UNITED States warplanes and drones pummeled Islamic State militants near Arbil in a fresh wave of airstrikes yesterday,  destroying armed trucks and a mortar position, the US military confirmed.

US Central Command said five strikes had been carried out when aircraft struck and destroyed an armed vehicle firing on Kurdish forces outside Arbil in northern Iraq.

Shortly after the strike, US forces located another IS armed truck moving away from the area and destroyed it, the Central Command said.

In another attack, US aircraft struck and destroyed an IS mortar position and damaged a nearby truck.

Two more IS armed vehicles were hit in additional strikes before all US aircraft exited the area safely, the military said.

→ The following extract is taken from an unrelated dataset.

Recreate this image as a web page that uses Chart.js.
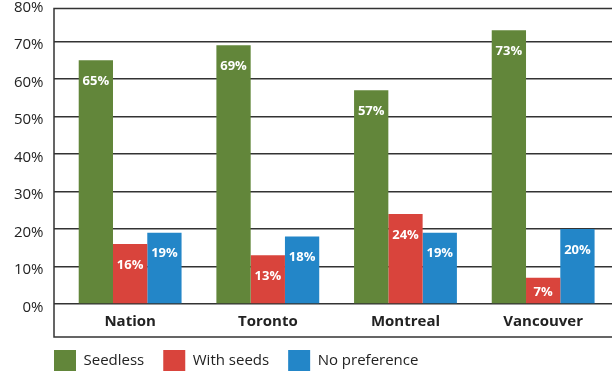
<!DOCTYPE html>
<html><head><meta charset="utf-8">
<script src="https://cdn.jsdelivr.net/npm/chart.js@4/dist/chart.umd.min.js"></script>
<style>html,body{margin:0;padding:0;background:#fff;}#wrap{width:612px;height:373px;}</style>
</head><body><div id="wrap"><canvas id="c" width="612" height="373"></canvas></div>
<script>
const categories = ['Nation', 'Toronto', 'Montreal', 'Vancouver'];
const seedless = [65, 69, 57, 73];
const withSeeds = [16, 13, 24, 7];
const noPreference = [19, 18, 19, 20];
const seriesNames = ['Seedless', 'With seeds', 'No preference'];
const yTickValues = [0, 10, 20, 30, 40, 50, 60, 70, 80];

const FONT = "'Open Sans', sans-serif";
const LINE = '#333';
const TEXT = '#222';
const TICK_LEN = 7.3;
const LEGEND_PAD = 19;

const framePlugin = {
  id: 'frame',
  afterLayout(chart) {
    // align the legend's first box with the left frame line
    if (chart.legend) {
      const frameX = chart.chartArea.left - TICK_LEN;
      const w = chart.legend.right - chart.legend.left;
      chart.legend.left = frameX - LEGEND_PAD;
      chart.legend.right = chart.legend.left + w;
    }
  },
  afterDraw(chart) {
    const ctx = chart.ctx, a = chart.chartArea;
    const left = a.left - TICK_LEN;
    ctx.save();
    ctx.strokeStyle = LINE;
    ctx.lineWidth = 1.5;
    ctx.beginPath();
    ctx.moveTo(chart.width, 8.5);
    ctx.lineTo(left, 8.5);
    ctx.lineTo(left, a.bottom + 33);
    ctx.lineTo(chart.width, a.bottom + 33);
    ctx.stroke();
    ctx.restore();
  }
};

const valueLabels = {
  id: 'valueLabels',
  afterDatasetsDraw(chart) {
    const ctx = chart.ctx;
    ctx.save();
    ctx.font = "bold 13px " + FONT;
    ctx.fillStyle = '#fff';
    ctx.textAlign = 'center';
    ctx.textBaseline = 'middle';
    chart.data.datasets.forEach((ds, i) => {
      chart.getDatasetMeta(i).data.forEach((bar, j) => {
        const y = Math.min(bar.y + 21, bar.base - 11);
        ctx.fillText(ds.data[j] + '%', bar.x, y);
      });
    });
    ctx.restore();
  }
};

const barOpts = {barPercentage: 1, categoryPercentage: 0.747, borderWidth: 0};

new Chart(document.getElementById('c'), {
  type: 'bar',
  data: {
    labels: categories,
    datasets: [
      Object.assign({label: seriesNames[0], data: seedless, backgroundColor: '#62863a'}, barOpts),
      Object.assign({label: seriesNames[1], data: withSeeds, backgroundColor: '#d9443c'}, barOpts),
      Object.assign({label: seriesNames[2], data: noPreference, backgroundColor: '#2386c8'}, barOpts)
    ]
  },
  options: {
    responsive: false,
    animation: false,
    devicePixelRatio: 1,
    layout: {padding: {left: 4, right: -3.7, top: 4, bottom: -8}},
    plugins: {
      legend: {
        position: 'bottom',
        align: 'start',
        labels: {boxWidth: 22, boxHeight: 21, padding: LEGEND_PAD, color: TEXT, font: {family: FONT, size: 15}}
      },
      tooltip: {enabled: false}
    },
    scales: {
      x: {
        grid: {display: false},
        border: {display: false},
        ticks: {color: TEXT, font: {family: FONT, size: 15, weight: 'bold'}, padding: 1, maxRotation: 0},
        afterFit(s) { s.height = 27; s.paddingLeft = 0; s.paddingRight = 0; }
      },
      y: {
        min: 0, max: 80,
        afterBuildTicks(s) { s.ticks = yTickValues.map(v => ({value: v})); },
        grid: {
          color: c => (c.tick && c.tick.value === 80) ? 'rgba(0,0,0,0)' : LINE,
          lineWidth: 1.5, tickLength: TICK_LEN, drawTicks: true
        },
        border: {display: false},
        ticks: {padding: 10.5, labelOffset: 3.5, color: TEXT, font: {family: FONT, size: 15}, callback: v => v + '%'},
        afterFit(s) { s.width = 57.3; s.paddingTop = 0; s.paddingBottom = 0; }
      }
    }
  },
  plugins: [framePlugin, valueLabels]
});
</script>
</body></html>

The attacks mark the third day of airstrikes launched by the United States in an effort to halt the advance of Islamic militants who are threatening Arbil, the capital of the Iraqi Kurdish region.

President Barack Obama authorized the strikes on Thursday to help break the siege of Mount Sinjar, where thousands of civilian refugees from the Yazidi religious minority had been trapped.

A Yazidi lawmaker said yesterday at least 20,000 had managed to flee the siege with the help of Kurdish troops and cross into Kurdistan via Syria.

Lawmaker Vian Dakhil had warned on Saturday that they would not survive much longer without food and water.

“20,000 to 30,000 have managed to flee Mount Sinjar but there are still thousands on the mountain,” Dakhil said. “The passage isn’t 100 percent safe. There is still a risk.”

An official from the Kurdish regional government in charge of the Fishkhabur crossing point between Syria and Iraq said 30,000 had crossed.

Foreign aid groups operating in the region confirmed several thousand survivors of the Mount Sinjar siege had transited through Syria and crossed back into Iraq.

US and Iraqi cargo planes have been air dropping food and water over Mount Sinjar, a barren 60-kilometer ridge that local legend holds as the final resting place of Noah’s Ark. Britain joined the effort on Saturday with its first air drop of food and water.

At pains to assure war-weary Americans he was not being dragged into a new Iraqi quagmire, President Obama put the onus on Iraqi politicians to form an inclusive government and turn the tide on jihadist expansion which has brought Iraq closer than ever to breakup.

His comments were yet another nudge for Prime Minister Nuri al-Maliki to step aside and allow for a consensus government by abandoning what looks like an increasingly desperate bid to seek a third term.

Obama did not give a timetable for the US military intervention but said on Saturday that Iraq’s problems would not be solved in weeks. “This is going to be a long-term project,” he said.